Here in NY we have a detailed inspection required. My KLR inspection was this:
He Held the front brake, saw the light came on.
Verified the rear turn signals worked.
Placed the inspection sticker on my left fork while saying "You know you need a rear tire, right?"
Shortest safety inspection I ever had: Needed to answer only one question, "Where do you want the sticker?"
CAUTION: Aimless, irrelevant anecdote follows; if offended, avert your eyes!
About chain slack. As safety inspector for a 100 + rider rally, I checked out a participant rode up on a Versys 650; paddock stand bungeed onto his rear rack. His drive chain was tighter than one might imagine while sober and of sound mind. I offered to help him adjust the tension, on a time-available basis; no dice from this dude. Then, I pointed him down vendor's row, where several dealership technicians with tools on hand were available; still, he's not havin' any chain slack adjustment on his bike.
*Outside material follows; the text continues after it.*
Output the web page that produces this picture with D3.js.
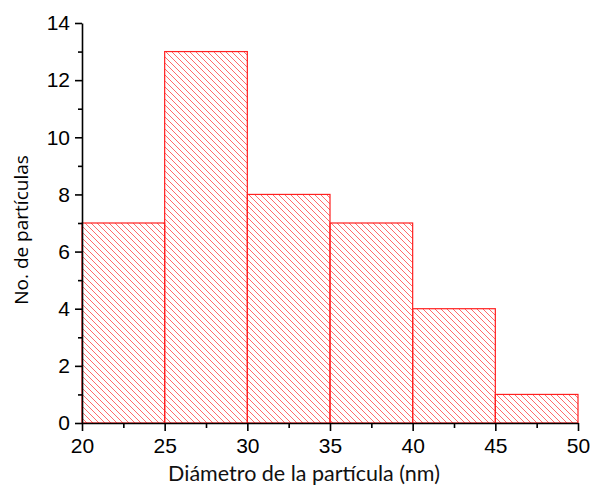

I wouldn't pass the bike; if he rode the rally, it was as an "outlaw," no registration/waiver/number, and for that matter, insurance. Management didn't want disabling malfunctions on remote trails, stressing sweep and evacuation resources.
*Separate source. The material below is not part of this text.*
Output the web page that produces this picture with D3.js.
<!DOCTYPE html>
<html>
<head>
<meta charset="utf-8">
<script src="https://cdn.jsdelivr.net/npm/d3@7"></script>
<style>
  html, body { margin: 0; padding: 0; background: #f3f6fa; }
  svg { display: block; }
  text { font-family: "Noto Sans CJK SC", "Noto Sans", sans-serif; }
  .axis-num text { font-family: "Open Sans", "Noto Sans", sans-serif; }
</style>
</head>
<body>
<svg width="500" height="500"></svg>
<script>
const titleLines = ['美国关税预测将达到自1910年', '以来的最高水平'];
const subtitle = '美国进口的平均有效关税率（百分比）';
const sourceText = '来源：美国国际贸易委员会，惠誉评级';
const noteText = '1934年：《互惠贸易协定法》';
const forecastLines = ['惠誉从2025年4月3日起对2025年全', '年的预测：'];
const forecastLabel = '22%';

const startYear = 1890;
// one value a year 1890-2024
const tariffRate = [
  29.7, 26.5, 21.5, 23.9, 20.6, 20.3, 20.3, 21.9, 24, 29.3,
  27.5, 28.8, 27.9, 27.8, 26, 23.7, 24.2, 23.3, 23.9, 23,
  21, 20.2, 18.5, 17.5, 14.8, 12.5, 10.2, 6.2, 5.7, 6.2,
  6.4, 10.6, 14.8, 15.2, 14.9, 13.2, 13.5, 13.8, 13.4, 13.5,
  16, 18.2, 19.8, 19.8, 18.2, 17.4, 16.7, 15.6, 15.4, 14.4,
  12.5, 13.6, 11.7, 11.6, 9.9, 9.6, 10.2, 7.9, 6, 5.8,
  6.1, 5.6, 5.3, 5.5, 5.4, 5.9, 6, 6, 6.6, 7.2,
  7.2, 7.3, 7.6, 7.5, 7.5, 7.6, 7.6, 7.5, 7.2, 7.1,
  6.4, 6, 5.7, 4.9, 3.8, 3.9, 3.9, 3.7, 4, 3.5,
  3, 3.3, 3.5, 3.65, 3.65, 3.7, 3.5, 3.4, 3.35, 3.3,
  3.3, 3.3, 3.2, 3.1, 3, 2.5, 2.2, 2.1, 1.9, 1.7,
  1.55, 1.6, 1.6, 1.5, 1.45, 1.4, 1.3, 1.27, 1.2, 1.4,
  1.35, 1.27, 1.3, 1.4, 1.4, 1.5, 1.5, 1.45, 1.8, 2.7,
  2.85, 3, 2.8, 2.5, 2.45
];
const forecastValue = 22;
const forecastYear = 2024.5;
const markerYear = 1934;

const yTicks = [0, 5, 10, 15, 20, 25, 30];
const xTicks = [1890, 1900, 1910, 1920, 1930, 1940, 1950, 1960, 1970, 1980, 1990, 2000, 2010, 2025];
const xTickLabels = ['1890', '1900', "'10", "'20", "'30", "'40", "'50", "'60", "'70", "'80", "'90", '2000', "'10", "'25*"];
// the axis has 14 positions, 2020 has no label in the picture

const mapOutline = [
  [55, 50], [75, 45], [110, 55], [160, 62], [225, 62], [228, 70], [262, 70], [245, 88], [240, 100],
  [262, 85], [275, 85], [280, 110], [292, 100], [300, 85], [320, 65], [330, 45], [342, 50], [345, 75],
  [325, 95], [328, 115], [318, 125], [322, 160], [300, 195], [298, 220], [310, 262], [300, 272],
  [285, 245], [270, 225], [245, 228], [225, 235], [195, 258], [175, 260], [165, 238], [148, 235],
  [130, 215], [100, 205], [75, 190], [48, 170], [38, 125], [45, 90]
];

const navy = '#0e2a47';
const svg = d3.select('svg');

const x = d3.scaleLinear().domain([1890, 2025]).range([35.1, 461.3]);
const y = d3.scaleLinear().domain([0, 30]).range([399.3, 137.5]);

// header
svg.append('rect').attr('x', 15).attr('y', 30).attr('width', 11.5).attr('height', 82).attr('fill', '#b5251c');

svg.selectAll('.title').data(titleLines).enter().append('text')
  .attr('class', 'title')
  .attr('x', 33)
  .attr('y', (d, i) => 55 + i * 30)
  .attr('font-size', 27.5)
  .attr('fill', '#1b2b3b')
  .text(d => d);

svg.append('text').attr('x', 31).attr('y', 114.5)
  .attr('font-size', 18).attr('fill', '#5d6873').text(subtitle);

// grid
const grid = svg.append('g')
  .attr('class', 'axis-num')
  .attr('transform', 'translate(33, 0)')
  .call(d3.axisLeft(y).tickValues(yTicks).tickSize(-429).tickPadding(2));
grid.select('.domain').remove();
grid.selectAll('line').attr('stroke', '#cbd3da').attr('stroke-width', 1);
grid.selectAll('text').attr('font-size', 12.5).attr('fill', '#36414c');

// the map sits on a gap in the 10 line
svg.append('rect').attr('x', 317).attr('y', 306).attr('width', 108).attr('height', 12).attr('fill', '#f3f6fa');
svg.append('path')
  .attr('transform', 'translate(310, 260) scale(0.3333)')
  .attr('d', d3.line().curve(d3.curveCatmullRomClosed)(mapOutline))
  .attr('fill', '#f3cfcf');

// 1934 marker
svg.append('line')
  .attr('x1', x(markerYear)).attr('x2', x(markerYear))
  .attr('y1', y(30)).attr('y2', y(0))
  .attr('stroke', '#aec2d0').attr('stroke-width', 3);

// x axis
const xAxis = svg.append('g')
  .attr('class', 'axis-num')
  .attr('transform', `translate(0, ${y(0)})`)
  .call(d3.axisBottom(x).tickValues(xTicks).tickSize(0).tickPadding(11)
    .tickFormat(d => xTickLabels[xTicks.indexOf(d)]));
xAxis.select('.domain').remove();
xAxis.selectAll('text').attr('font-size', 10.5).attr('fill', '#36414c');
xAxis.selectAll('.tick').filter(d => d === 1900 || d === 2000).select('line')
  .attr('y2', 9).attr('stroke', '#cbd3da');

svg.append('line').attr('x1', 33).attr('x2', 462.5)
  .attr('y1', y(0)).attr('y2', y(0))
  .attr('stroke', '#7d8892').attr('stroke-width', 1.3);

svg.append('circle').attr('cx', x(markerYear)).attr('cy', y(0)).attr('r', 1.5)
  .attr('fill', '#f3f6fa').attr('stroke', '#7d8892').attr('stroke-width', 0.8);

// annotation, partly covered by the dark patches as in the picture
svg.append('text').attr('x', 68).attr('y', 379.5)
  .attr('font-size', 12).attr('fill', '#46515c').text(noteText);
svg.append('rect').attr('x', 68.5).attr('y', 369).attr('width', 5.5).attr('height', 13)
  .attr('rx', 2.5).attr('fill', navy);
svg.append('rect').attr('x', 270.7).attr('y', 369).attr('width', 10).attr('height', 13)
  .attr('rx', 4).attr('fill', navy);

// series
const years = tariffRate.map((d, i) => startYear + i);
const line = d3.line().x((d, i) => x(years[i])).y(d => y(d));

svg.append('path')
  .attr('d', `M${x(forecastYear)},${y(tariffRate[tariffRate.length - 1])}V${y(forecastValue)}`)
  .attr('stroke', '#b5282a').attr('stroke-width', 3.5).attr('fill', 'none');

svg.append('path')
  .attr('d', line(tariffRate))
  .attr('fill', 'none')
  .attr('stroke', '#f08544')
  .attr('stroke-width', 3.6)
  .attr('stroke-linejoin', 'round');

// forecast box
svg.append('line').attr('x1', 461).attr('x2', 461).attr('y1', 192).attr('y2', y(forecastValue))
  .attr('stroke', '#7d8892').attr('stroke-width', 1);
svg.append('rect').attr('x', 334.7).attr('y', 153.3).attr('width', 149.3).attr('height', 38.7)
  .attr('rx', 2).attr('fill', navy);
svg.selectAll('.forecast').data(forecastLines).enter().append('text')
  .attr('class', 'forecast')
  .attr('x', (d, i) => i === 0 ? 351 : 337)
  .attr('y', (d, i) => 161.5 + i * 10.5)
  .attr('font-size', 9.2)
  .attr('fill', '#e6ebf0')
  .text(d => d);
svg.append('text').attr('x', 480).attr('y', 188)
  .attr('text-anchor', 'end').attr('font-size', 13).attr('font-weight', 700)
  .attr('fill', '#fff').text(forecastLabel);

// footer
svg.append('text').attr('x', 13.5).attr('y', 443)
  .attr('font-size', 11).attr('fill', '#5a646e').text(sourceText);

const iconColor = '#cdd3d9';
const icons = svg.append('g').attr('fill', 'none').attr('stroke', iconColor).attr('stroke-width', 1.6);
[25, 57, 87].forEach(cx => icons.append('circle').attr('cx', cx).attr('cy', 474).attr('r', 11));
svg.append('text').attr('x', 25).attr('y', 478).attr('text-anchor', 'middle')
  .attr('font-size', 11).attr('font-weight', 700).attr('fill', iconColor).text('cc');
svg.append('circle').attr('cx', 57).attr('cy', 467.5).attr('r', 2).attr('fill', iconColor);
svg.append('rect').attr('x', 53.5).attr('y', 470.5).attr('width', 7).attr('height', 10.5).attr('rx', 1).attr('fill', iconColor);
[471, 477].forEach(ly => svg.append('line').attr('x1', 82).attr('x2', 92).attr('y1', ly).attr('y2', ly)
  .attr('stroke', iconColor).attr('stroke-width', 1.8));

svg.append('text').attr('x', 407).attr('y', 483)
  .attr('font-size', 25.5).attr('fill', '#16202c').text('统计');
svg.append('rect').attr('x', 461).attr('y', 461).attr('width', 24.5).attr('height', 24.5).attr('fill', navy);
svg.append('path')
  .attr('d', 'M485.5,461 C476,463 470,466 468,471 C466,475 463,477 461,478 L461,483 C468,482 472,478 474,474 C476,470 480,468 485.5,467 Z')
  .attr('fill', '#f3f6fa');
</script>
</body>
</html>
Next year; same guy showed up; bike in similar condition. This time, rally headquarters was located only a few miles from the largest motorcycle dealer in the region, staffed and ready to service any rally rider needing repair or adjustment. Still, this dude wouldn't touch or permit others to work on his bike; again, I "black-flagged" his safety inspection.
A group picture was taken of all the participants on the headquarters campground; this guy wouldn't participate, because: He said he worked for the CIA, and thus couldn't permit any image.
Honda used to say, "You meet the nicest people on a Honda." I'd say, "You sometimes meet the weirdest
people on motorcycles!"
P.S. Nice bike, Maverick! As once was said as a compliment regarding motor vehicles in Southern California; "Very sanitary!"